Starting at the first line of the data, print each line verbatim up to and including the line bearing "yearCenters.push(acc + n", omitting pictures.

--- start of Recorded data ---

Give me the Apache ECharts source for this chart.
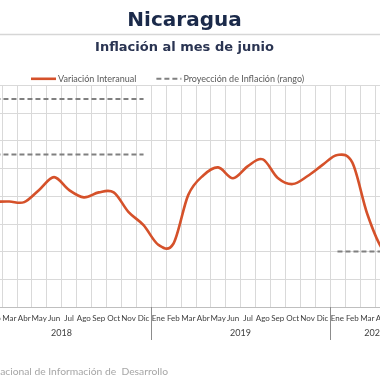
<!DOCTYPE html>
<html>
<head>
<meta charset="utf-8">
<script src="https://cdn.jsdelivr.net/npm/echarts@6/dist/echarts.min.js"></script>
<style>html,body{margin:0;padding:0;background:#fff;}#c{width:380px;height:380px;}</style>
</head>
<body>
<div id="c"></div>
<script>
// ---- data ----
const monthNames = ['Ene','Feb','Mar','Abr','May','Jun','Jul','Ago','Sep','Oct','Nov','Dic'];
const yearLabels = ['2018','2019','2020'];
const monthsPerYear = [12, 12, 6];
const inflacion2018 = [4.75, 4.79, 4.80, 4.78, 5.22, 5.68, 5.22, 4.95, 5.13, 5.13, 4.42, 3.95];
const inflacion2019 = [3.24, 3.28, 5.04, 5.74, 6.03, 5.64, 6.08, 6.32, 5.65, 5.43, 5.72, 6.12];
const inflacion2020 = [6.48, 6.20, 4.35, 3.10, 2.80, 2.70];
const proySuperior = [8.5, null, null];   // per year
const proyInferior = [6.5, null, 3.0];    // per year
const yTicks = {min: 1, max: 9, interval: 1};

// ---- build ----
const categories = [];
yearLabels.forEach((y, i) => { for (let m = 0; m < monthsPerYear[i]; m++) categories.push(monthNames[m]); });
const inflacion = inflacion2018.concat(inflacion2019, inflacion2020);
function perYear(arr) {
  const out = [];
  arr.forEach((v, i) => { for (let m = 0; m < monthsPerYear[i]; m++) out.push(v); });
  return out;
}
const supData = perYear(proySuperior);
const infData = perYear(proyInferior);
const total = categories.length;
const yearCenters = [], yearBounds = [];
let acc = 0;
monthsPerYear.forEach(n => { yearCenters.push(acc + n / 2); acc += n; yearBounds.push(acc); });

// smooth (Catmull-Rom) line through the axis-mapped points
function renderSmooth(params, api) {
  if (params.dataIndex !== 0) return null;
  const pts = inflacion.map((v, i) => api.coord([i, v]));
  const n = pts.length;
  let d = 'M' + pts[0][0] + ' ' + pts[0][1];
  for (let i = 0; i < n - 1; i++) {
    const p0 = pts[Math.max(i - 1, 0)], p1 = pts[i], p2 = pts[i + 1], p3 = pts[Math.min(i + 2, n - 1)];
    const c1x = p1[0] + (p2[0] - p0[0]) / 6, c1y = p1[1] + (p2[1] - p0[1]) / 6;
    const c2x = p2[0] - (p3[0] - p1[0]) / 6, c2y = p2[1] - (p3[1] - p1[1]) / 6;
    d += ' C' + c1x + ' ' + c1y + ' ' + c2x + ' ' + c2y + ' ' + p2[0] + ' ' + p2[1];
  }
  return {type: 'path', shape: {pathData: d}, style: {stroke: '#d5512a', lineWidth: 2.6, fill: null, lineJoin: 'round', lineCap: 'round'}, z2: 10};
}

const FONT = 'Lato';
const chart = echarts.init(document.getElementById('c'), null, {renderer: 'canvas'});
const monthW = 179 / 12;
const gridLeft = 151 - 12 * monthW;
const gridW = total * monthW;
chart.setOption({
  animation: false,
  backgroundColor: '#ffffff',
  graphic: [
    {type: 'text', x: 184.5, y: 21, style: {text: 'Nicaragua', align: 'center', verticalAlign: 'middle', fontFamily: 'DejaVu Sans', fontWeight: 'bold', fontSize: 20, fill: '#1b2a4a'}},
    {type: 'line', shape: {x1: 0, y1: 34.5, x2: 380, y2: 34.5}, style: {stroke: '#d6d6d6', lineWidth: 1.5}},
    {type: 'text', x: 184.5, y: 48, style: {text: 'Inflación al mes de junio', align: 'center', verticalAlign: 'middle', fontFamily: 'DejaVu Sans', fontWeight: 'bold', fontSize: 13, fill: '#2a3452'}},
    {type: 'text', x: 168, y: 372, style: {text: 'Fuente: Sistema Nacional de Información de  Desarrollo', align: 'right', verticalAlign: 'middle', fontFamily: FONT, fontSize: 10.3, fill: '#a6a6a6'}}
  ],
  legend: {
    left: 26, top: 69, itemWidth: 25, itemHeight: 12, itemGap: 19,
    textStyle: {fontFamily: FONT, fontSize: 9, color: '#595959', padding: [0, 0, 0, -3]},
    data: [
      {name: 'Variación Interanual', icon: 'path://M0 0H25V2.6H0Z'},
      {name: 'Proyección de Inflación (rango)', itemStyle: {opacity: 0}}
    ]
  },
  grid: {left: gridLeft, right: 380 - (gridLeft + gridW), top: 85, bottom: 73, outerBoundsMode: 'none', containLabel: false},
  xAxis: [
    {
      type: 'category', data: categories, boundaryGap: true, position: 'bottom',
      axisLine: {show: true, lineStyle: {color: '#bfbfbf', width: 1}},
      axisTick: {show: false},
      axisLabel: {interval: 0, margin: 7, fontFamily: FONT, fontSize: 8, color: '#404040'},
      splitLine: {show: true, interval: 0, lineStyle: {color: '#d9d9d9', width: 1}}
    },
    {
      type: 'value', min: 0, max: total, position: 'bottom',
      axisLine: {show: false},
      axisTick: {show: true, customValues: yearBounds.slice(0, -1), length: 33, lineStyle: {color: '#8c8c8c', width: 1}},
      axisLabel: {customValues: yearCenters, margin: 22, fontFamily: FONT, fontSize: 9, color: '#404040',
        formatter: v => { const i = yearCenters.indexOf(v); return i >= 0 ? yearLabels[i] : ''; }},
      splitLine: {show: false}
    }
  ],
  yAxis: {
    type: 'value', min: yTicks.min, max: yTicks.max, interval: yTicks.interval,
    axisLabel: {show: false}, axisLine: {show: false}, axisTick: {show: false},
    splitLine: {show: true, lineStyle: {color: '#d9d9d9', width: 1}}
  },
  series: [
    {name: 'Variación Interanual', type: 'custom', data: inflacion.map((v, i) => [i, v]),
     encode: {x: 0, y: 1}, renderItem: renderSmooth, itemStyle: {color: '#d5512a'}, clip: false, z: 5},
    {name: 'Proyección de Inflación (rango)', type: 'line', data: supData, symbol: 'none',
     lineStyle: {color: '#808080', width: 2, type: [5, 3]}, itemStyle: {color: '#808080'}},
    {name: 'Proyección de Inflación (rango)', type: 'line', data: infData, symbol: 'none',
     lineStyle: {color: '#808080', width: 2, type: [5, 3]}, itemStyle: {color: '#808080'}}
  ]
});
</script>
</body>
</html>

--- end of Recorded data ---

Reply to the task
Give me the Apache ECharts source for this chart.
<!DOCTYPE html>
<html>
<head>
<meta charset="utf-8">
<script src="https://cdn.jsdelivr.net/npm/echarts@6/dist/echarts.min.js"></script>
<style>html,body{margin:0;padding:0;background:#fff;}#c{width:380px;height:380px;}</style>
</head>
<body>
<div id="c"></div>
<script>
// ---- data ----
const monthNames = ['Ene','Feb','Mar','Abr','May','Jun','Jul','Ago','Sep','Oct','Nov','Dic'];
const yearLabels = ['2018','2019','2020'];
const monthsPerYear = [12, 12, 6];
const inflacion2018 = [4.75, 4.79, 4.80, 4.78, 5.22, 5.68, 5.22, 4.95, 5.13, 5.13, 4.42, 3.95];
const inflacion2019 = [3.24, 3.28, 5.04, 5.74, 6.03, 5.64, 6.08, 6.32, 5.65, 5.43, 5.72, 6.12];
const inflacion2020 = [6.48, 6.20, 4.35, 3.10, 2.80, 2.70];
const proySuperior = [8.5, null, null];   // per year
const proyInferior = [6.5, null, 3.0];    // per year
const yTicks = {min: 1, max: 9, interval: 1};

// ---- build ----
const categories = [];
yearLabels.forEach((y, i) => { for (let m = 0; m < monthsPerYear[i]; m++) categories.push(monthNames[m]); });
const inflacion = inflacion2018.concat(inflacion2019, inflacion2020);
function perYear(arr) {
  const out = [];
  arr.forEach((v, i) => { for (let m = 0; m < monthsPerYear[i]; m++) out.push(v); });
  return out;
}
const supData = perYear(proySuperior);
const infData = perYear(proyInferior);
const total = categories.length;
const yearCenters = [], yearBounds = [];
let acc = 0;
monthsPerYear.forEach(n => { yearCenters.push(acc + n / 2); acc += n; yearBounds.push(acc); });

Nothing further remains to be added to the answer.